First of all, in that example data you listed, it appears that there aren't any lines which contain "CLOWN" and "112". I'm going to assume for the rest of this answer that the course number you are interested in is "110".
This line appears to be your problem:
line.scan~(/department/&&/classnumber/)
A useful debugging tool is to try and reduce your problem to a small test case. In Ruby and other scripting languages, it can be helpful to play with that test case in an interactive shell like irb
. Let's try that in irb
, with some mockup data so our variables are defined:
>> department = "CLOWN"
=> "CLOWN"
>> classnumber = "110"
=> "110"
>> line = "342 1936 CLOWN 110 ON HD CLOWN MAKE-CLASS 5.0 5.0 KRUSTY 798 MTWTh 7:30A 8:30A 24 13 11 4.3"
=> "342 1936 CLOWN 110 ON HD CLOWN MAKE-CLASS 5.0 5.0 KRUSTY 798 MTWTh 7:30A 8:30A 24 13 11 4.3"
>> line.scan~(/department/&&/classnumber/)
TypeError: wrong argument type nil (expected Regexp)
from (irb):4:in `scan'
from (irb):4
from :0
OK, so there are a few problems. The first is that scan~
is not valid syntax; the method is just scan
:
>> line.scan(/department/&&/classnumber/)
=> []
Hmm. Not an error this time, but still no result. Lets see what the components of that are doing. What we're doing in this line is computing /department/&&/classnumber/
, and then passing the result of that to the scan
method on the line
string.
>> /department/&&/classnumber/
=> /classnumber/
Interesting. That just gives us the second regular expression that we passed in. Why is that? Well, the &&
operator takes two expressions. It computes the first expression. If that is false, it returns false. If it is true, it computes the second expression. If that is false, it returns false. If that is true, it returns the second expression. Now, every value in ruby except for false
and nil
is treated as if it were true. So, since these two regular expression are not false
or nil
, they are both treated as true, and the result of this expression is the second component, /classnumber/
.
But even given that the first regular expression is being ignored, and only the second is being used, why doesn't this work?

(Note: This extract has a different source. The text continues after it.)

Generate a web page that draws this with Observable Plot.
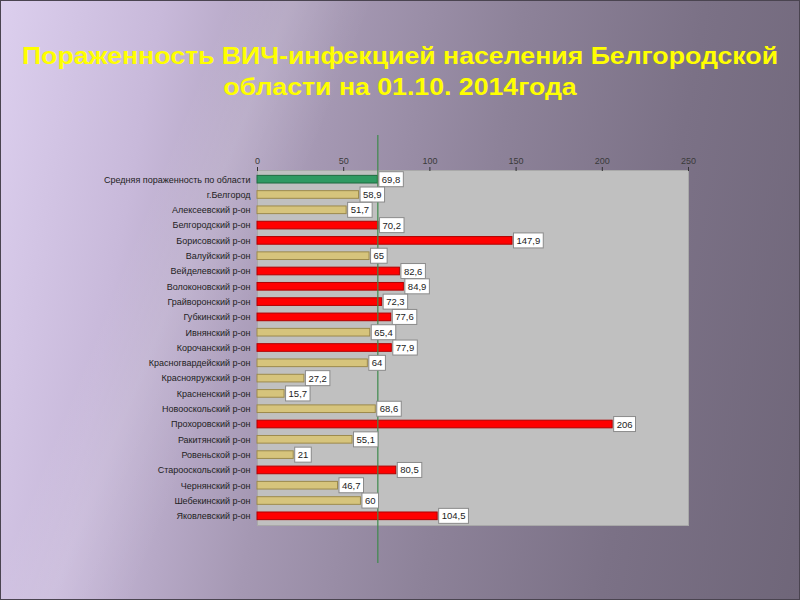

>> line.scan(/classnumber/)
=> []
When you write the regular expression /classnumber/
, you are looking for the literal characters classnumber
in your string. For instance:
>> "string containing classnumber".scan(/classnumber/)
=> ["classnumber"]
What you want to be looking for, however, is the value of the variable classnumber
. There are a couple of ways to go about this. You could just pass that string in to scan
:
>> line.scan(classnumber)
=> ["110"]
Or, you can build a regular expression by interpolating your classnumber
variable into it:
>> line.scan(/#{classnumber}/)
=> ["110"]
Now, you have something working. But you still want to match against the department too. How can you combine the two? You could just interpolate them into the same regexp:
>> line.scan(/#{department} #{classnumber}/)
=> ["CLOWN 110"]
Note that I add a space in the middle to match the space between department and course number in the input. Depending on your data format, you may want this to be /#{department} +#{classnumber}/
to indicate “one or more spaces,” or /#{department}.*#{classnumber}/
to indicate “any number of any character;” you'll have to make that call yourself.
Oh, and if you want to be getting the whole line, you're going to need to add something to match the text before and after the department and class number:
>> line.scan(/.*#{department} #{classnumber}.*/)
=> ["342 1936 CLOWN 110 ON HD CLOWN MAKE-CLASS 5.0 5.0 KRUSTY 798 MTWTh 7:30A 8:30A 24 13 11 4.3"]
Anyhow, I think that's about it. You can now match against the department and class number that have been input; and if you followed the steps I used to deconstruct your problem, you might be able to use a similar technique to isolate and solve problems in the future.